What is more, if a central bank, under deflation targeting, reduces credit and money supply less rigorously, the economic outcome would be equal to a situation in which the central bank, under inflation targeting, expands credit and money supply too generously. In both cases real credit and money supply would increase, debasing the purchasing power of money.
Even under a regime in which government controlled central banks pursue deflation targeting there would be the risk of creating unsustainable debt levels for private households, firms and governments. A rising indebtedness (relative to income), in turn, would sooner or later tip the balance of societal preference in favor of debasing the value of money.
From the Austrian point of view, a government controlled money supply system, coupled with the price level stabilization idea, is inherently crisis prone, irrespective of inflation targeting or deflation targeting. That is why Austrians argue for an unconditional return to free-market money. They see it as a solution to the dangers emerging from today’s monetary regime.
Notes
[1] Rothbard, M. N. (2006), For a New Liberty, Ludwig von Mises Institute, p. 217.

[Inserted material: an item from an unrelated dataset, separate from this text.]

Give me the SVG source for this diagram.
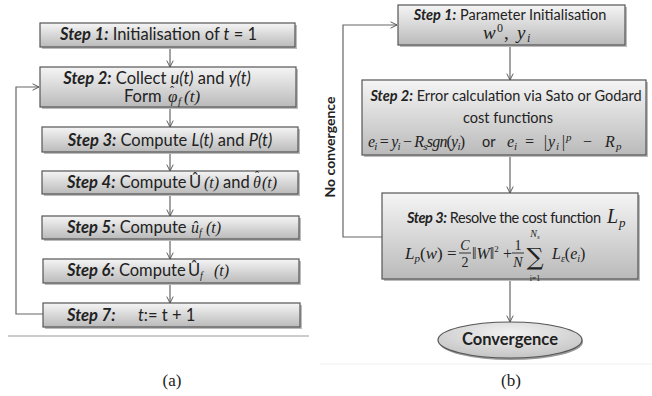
<svg xmlns="http://www.w3.org/2000/svg" width="652" height="396" viewBox="0 0 652 396">
<defs>
<linearGradient id="g" x1="0" y1="0" x2="0" y2="1">
<stop offset="0" stop-color="#f5f5f5"/>
<stop offset="1" stop-color="#bababa"/>
</linearGradient>
<radialGradient id="ge" cx="0.5" cy="0.3" r="0.7">
<stop offset="0" stop-color="#f2f2f2"/>
<stop offset="1" stop-color="#c4c4c4"/>
</radialGradient>
<marker id="a" viewBox="0 0 10 10" refX="9" refY="5" markerWidth="8" markerHeight="8" orient="auto" markerUnits="userSpaceOnUse">
<polyline points="1,1 9,5 1,9" fill="none" stroke="#555" stroke-width="1.2"/>
</marker>
</defs>
<style>
.box{fill:url(#g);stroke:#555;stroke-width:1.2}
.sh{fill:#bcbcbc}
.t{font-family:Lato,"Open Sans",sans-serif;font-size:16.5px;fill:#222}
.r{font-size:14.5px}
.b{font-weight:bold;font-style:italic}
.m{font-family:"Liberation Serif","DejaVu Serif",serif;font-style:italic;fill:#222}
.u{font-family:"Liberation Serif","DejaVu Serif",serif;fill:#222}
.c{stroke:#666;stroke-width:1.2;fill:none}
.cap{font-family:"Liberation Serif",serif;font-size:17px;fill:#222}
</style>
<rect width="652" height="396" fill="#fff"/>
<g id="connectors">
<line class="c" x1="170" y1="47" x2="170" y2="67" marker-end="url(#a)"/>
<line class="c" x1="170" y1="107" x2="170" y2="127" marker-end="url(#a)"/>
<line class="c" x1="170" y1="152" x2="170" y2="171" marker-end="url(#a)"/>
<line class="c" x1="170" y1="194" x2="170" y2="216" marker-end="url(#a)"/>
<line class="c" x1="170" y1="239" x2="170" y2="259" marker-end="url(#a)"/>
<line class="c" x1="170" y1="283" x2="170" y2="303" marker-end="url(#a)"/>
<polyline class="c" points="43,314 16,314 16,87 39,87" marker-end="url(#a)"/>
<line class="c" x1="510" y1="45" x2="510" y2="80" marker-end="url(#a)"/>
<line class="c" x1="510" y1="155" x2="510" y2="193" marker-end="url(#a)"/>
<line class="c" x1="510" y1="279" x2="510" y2="322" marker-end="url(#a)"/>
<polyline class="c" points="382,237 343,237 343,25 397,25" marker-end="url(#a)"/>
</g>
<line x1="8" y1="336" x2="309" y2="336" stroke="#999" stroke-width="1"/>
<line x1="320" y1="364" x2="652" y2="364" stroke="#f0f0f0" stroke-width="1"/>
<g id="a1">
<rect class="sh" x="42" y="25" width="255" height="24"/>
<rect class="box" x="40" y="23" width="255" height="24"/>
<text class="t" x="60" y="40"><tspan class="b">Step 1:</tspan> Initialisation of <tspan font-style="italic">t</tspan> = 1</text>
</g>
<g id="a2">
<rect class="sh" x="42" y="69" width="256" height="40"/>
<rect class="box" x="40" y="67" width="256" height="40"/>
<text class="t" x="157" y="84" text-anchor="middle"><tspan class="b">Step 2:</tspan> Collect <tspan font-style="italic">u(t)</tspan> and <tspan font-style="italic">y(t)</tspan></text>
<text class="t" x="124" y="102">Form</text>
<text class="m" x="168" y="102" font-size="17px">φ</text>
<text class="u" x="170" y="95" font-size="12px">ˆ</text>
<text class="m" x="178" y="105" font-size="11px">f</text>
<text class="m" x="184" y="102" font-size="17px">(t)</text>
</g>
<g id="a3">
<rect class="sh" x="44" y="129" width="256" height="25"/>
<rect class="box" x="42" y="127" width="256" height="25"/>
<text class="t" x="170" y="146" text-anchor="middle"><tspan class="b">Step 3:</tspan> Compute <tspan font-style="italic">L(t)</tspan> and <tspan font-style="italic">P(t)</tspan></text>
</g>
<g id="a4">
<rect class="sh" x="44" y="173" width="256" height="23"/>
<rect class="box" x="42" y="171" width="256" height="23"/>
<text class="t" x="67" y="188"><tspan class="b">Step 4:</tspan> Compute</text>
<text class="t" x="189" y="188">Û</text>
<text class="m" x="204" y="188" font-size="16px">(t)</text>
<text class="t" x="223" y="188">and</text>
<text class="m" x="253" y="188" font-size="16px">θ</text>
<text class="u" x="255" y="180" font-size="12px">ˆ</text>
<text class="m" x="262" y="188" font-size="16px">(t)</text>
</g>
<g id="a5">
<rect class="sh" x="44" y="218" width="257" height="23"/>
<rect class="box" x="42" y="216" width="257" height="23"/>
<text class="t" x="67" y="233"><tspan class="b">Step 5:</tspan> Compute</text>
<text class="m" x="191" y="233" font-size="16px">û</text>
<text class="m" x="199" y="236" font-size="10px">f</text>
<text class="m" x="206" y="233" font-size="16px">(t)</text>
</g>
<g id="a6">
<rect class="sh" x="45" y="261" width="256" height="24"/>
<rect class="box" x="43" y="259" width="256" height="24"/>
<text class="t" x="67" y="276"><tspan class="b">Step 6:</tspan> Compute</text>
<text class="t" x="188" y="276">Û</text>
<text class="m" x="200" y="279" font-size="10px">f</text>
<text class="m" x="214" y="276" font-size="16px">(t)</text>
</g>
<g id="a7">
<rect class="sh" x="45" y="305" width="257" height="24"/>
<rect class="box" x="43" y="303" width="257" height="24"/>
<text class="t" x="67" y="321"><tspan class="b">Step 7:</tspan></text>
<text class="t" x="138" y="321"><tspan font-style="italic">t</tspan>:= t + 1</text>
</g>
<text class="cap" x="172" y="386" text-anchor="middle">(a)</text>
<g id="b1">
<rect class="sh" x="400" y="7" width="227" height="40"/>
<rect class="box" x="398" y="5" width="227" height="40"/>
<text class="t r" x="510" y="20" text-anchor="middle"><tspan class="b">Step 1:</tspan> Parameter Initialisation</text>
<text class="m" x="483" y="39" font-size="19px">w</text>
<text class="u" x="497" y="32" font-size="12px">0</text>
<text class="u" x="504" y="39" font-size="19px">,</text>
<text class="m" x="517" y="39" font-size="19px">y</text>
<text class="m" x="527" y="42" font-size="12px">i</text>
</g>
<g id="b2">
<rect class="sh" x="364" y="82" width="284" height="75"/>
<rect class="box" x="362" y="80" width="284" height="75"/>
<text class="t r" x="506" y="101" text-anchor="middle"><tspan class="b">Step 2:</tspan> Error calculation via Sato or Godard</text>
<text class="t r" x="508" y="123" text-anchor="middle">cost functions</text>
<text class="m" x="368" y="147" font-size="16px" textLength="97">e<tspan font-size="11px" dy="3">i</tspan><tspan dy="-3" class="u" font-style="normal"> = </tspan><tspan>y</tspan><tspan font-size="11px" dy="3">i</tspan><tspan dy="-3" font-style="normal"> − </tspan><tspan>R</tspan><tspan font-size="11px" dy="3">s</tspan><tspan dy="-3">sgn</tspan><tspan font-style="normal">(</tspan><tspan>y</tspan><tspan font-size="11px" dy="3">i</tspan><tspan dy="-3" font-style="normal">)</tspan></text>
<text class="t r" x="482" y="147">or</text>
<g class="m" font-size="16px">
<text x="507" y="147">e</text>
<text x="514" y="150" font-size="11px">i</text>
<text class="u" x="524" y="147">=</text>
<text class="u" x="543" y="147">|</text>
<text x="548" y="147">y</text>
<text x="556" y="150" font-size="11px">i</text>
<text class="u" x="561" y="147">|</text>
<text x="566" y="141" font-size="11px">p</text>
<text class="u" x="582" y="147">−</text>
<text x="605" y="147">R</text>
<text x="616" y="150" font-size="11px">p</text>
</g>
</g>
<g id="b3">
<rect class="sh" x="384" y="195" width="256" height="86"/>
<rect class="box" x="382" y="193" width="256" height="86"/>
<text class="t r" x="407" y="223" textLength="194"><tspan class="b">Step 3:</tspan> Resolve the cost function</text>
<text class="m" x="607" y="223" font-size="20px">L</text>
<text class="m" x="619" y="227" font-size="13px">p</text>
<text class="m" x="405" y="259" font-size="17px">L<tspan font-size="11px" dy="3">p</tspan><tspan dy="-3" font-style="normal">(</tspan><tspan>w</tspan><tspan font-style="normal">) =</tspan></text>
<text class="m" x="465" y="250" font-size="14px" text-anchor="middle">C</text>
<line x1="459" y1="253" x2="471" y2="253" stroke="#222" stroke-width="0.9"/>
<text class="u" x="465" y="267" font-size="14px" text-anchor="middle">2</text>
<text class="u" x="472" y="259" font-size="16px">‖<tspan class="m">W</tspan>‖<tspan font-size="9px" dy="-7">2</tspan></text>
<text class="u" x="503" y="259" font-size="16px">+</text>
<text class="u" x="518" y="250" font-size="14px" text-anchor="middle">1</text>
<line x1="512" y1="253" x2="524" y2="253" stroke="#222" stroke-width="0.9"/>
<text class="m" x="518" y="267" font-size="14px" text-anchor="middle">N</text>
<text x="535" y="265" font-family="'DejaVu Serif',serif" font-size="24px" text-anchor="middle" fill="#222">∑</text>
<text class="m" x="535" y="237" font-size="10px" text-anchor="middle">N<tspan font-size="7px" dy="2">s</tspan></text>
<text class="u" x="535" y="281" font-size="8px" text-anchor="middle">i=1</text>
<text class="m" x="552" y="259" font-size="16px">L<tspan font-size="10px" dy="3">ε</tspan><tspan dy="-3" font-style="normal">(</tspan><tspan>e</tspan><tspan font-size="10px" dy="3">i</tspan><tspan dy="-3" font-style="normal">)</tspan></text>
</g>
<g id="b4">
<ellipse cx="511" cy="342" rx="72" ry="18" fill="#9a9a9a"/>
<ellipse cx="510" cy="340" rx="72" ry="18" fill="url(#ge)" stroke="#555" stroke-width="1.2"/>
<text class="t" x="510" y="345" font-size="15px" font-weight="bold" text-anchor="middle">Convergence</text>
</g>
<text x="335" y="147" transform="rotate(-90 335 147)" font-family="Lato,sans-serif" font-weight="bold" font-size="14px" fill="#222" text-anchor="middle">No convergence</text>
<text class="cap" x="511" y="386" text-anchor="middle">(b)</text>
</svg>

[2] An in-depth discussion of this issue can be found, for instance, in: Johnson, K. H., Small, D., Tryon, R. (1999), “Monetary policy and price stability,” in: Austrian Central Bank, 27. Volkswirtschaftliche Tagung, pp. 65–94, in particular pp. 81.
[3] See Friedman, M. (1969), “The Optimum Quantity of Money,” in: Friedman, M. (ed.), The Optimum Quantity of Money and other Essays, Aldine, Chicago, Il.
[4] Mises, Ludwig von, Human Action, Chapter 17, section 18: “The Inflationist View of History.”
[5] For an insightful elaboration of this issue see, for instance, Hoppe, H.-H. (2006), The Economics and Ethics of Private Property, Ludwig von Mises Institute, pp. 175–204.
[6] Using the term “pretense of knowledge,” this point was forcefully made by F.A. Hayek in his lecture to the memory of Alfred Nobel, December 11, 1974: “The Pretense of Knowledge.”
[7] Mises, “The Principle of Sound Money,” Chapter 21 of The Theory of Money and Credit.
[8] Note that the internal rate of return of 2% is the discount rate which makes zero the difference between the present value of cash flows to be received in the future and the initial outlay.
[9] This would be analogous to current practice, in which actual inflation is usually allowed to exceed promised inflation.
[10] Mises, Human Action, Chapter 12, section 4: “Stabilization.”
[11] Mises, “The Non-Neutrality of Money,” in: Money, Method, and the Market Process.